§ Collected data:

* START *

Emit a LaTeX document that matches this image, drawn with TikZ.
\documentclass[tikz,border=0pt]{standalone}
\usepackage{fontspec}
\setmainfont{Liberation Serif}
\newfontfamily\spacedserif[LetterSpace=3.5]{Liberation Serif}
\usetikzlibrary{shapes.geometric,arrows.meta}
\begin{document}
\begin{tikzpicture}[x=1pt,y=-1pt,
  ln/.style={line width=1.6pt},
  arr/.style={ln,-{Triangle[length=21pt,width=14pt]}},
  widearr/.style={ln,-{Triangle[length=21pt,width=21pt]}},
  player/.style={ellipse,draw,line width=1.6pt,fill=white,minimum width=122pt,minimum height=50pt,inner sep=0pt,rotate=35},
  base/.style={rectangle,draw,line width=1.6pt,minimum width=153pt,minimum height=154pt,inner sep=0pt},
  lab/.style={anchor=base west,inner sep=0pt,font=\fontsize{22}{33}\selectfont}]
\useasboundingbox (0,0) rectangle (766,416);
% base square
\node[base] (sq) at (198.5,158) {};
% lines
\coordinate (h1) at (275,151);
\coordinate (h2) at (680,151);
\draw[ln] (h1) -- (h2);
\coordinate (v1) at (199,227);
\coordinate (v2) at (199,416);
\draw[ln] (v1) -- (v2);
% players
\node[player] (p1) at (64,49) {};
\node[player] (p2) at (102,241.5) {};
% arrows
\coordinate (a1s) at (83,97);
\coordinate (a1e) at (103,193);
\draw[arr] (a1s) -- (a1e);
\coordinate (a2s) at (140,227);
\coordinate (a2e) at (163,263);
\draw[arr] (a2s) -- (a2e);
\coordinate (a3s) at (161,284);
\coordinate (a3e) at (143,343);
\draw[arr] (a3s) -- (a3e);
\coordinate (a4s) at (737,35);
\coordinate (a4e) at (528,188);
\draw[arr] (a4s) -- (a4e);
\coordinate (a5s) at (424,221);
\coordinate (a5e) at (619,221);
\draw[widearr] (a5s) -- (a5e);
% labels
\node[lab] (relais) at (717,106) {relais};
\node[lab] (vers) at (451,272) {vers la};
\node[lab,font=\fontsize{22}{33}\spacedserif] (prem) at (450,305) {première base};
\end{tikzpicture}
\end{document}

* END *

Transcribe the material above word for word.

§ Reply:
Emit a LaTeX document that matches this image, drawn with TikZ.
\documentclass[tikz,border=0pt]{standalone}
\usepackage{fontspec}
\setmainfont{Liberation Serif}
\newfontfamily\spacedserif[LetterSpace=3.5]{Liberation Serif}
\usetikzlibrary{shapes.geometric,arrows.meta}
\begin{document}
\begin{tikzpicture}[x=1pt,y=-1pt,
  ln/.style={line width=1.6pt},
  arr/.style={ln,-{Triangle[length=21pt,width=14pt]}},
  widearr/.style={ln,-{Triangle[length=21pt,width=21pt]}},
  player/.style={ellipse,draw,line width=1.6pt,fill=white,minimum width=122pt,minimum height=50pt,inner sep=0pt,rotate=35},
  base/.style={rectangle,draw,line width=1.6pt,minimum width=153pt,minimum height=154pt,inner sep=0pt},
  lab/.style={anchor=base west,inner sep=0pt,font=\fontsize{22}{33}\selectfont}]
\useasboundingbox (0,0) rectangle (766,416);
% base square
\node[base] (sq) at (198.5,158) {};
% lines
\coordinate (h1) at (275,151);
\coordinate (h2) at (680,151);
\draw[ln] (h1) -- (h2);
\coordinate (v1) at (199,227);
\coordinate (v2) at (199,416);
\draw[ln] (v1) -- (v2);
% players
\node[player] (p1) at (64,49) {};
\node[player] (p2) at (102,241.5) {};
% arrows
\coordinate (a1s) at (83,97);
\coordinate (a1e) at (103,193);
\draw[arr] (a1s) -- (a1e);
\coordinate (a2s) at (140,227);
\coordinate (a2e) at (163,263);
\draw[arr] (a2s) -- (a2e);
\coordinate (a3s) at (161,284);
\coordinate (a3e) at (143,343);
\draw[arr] (a3s) -- (a3e);
\coordinate (a4s) at (737,35);
\coordinate (a4e) at (528,188);
\draw[arr] (a4s) -- (a4e);
\coordinate (a5s) at (424,221);
\coordinate (a5e) at (619,221);
\draw[widearr] (a5s) -- (a5e);
% labels
\node[lab] (relais) at (717,106) {relais};
\node[lab] (vers) at (451,272) {vers la};
\node[lab,font=\fontsize{22}{33}\spacedserif] (prem) at (450,305) {première base};
\end{tikzpicture}
\end{document}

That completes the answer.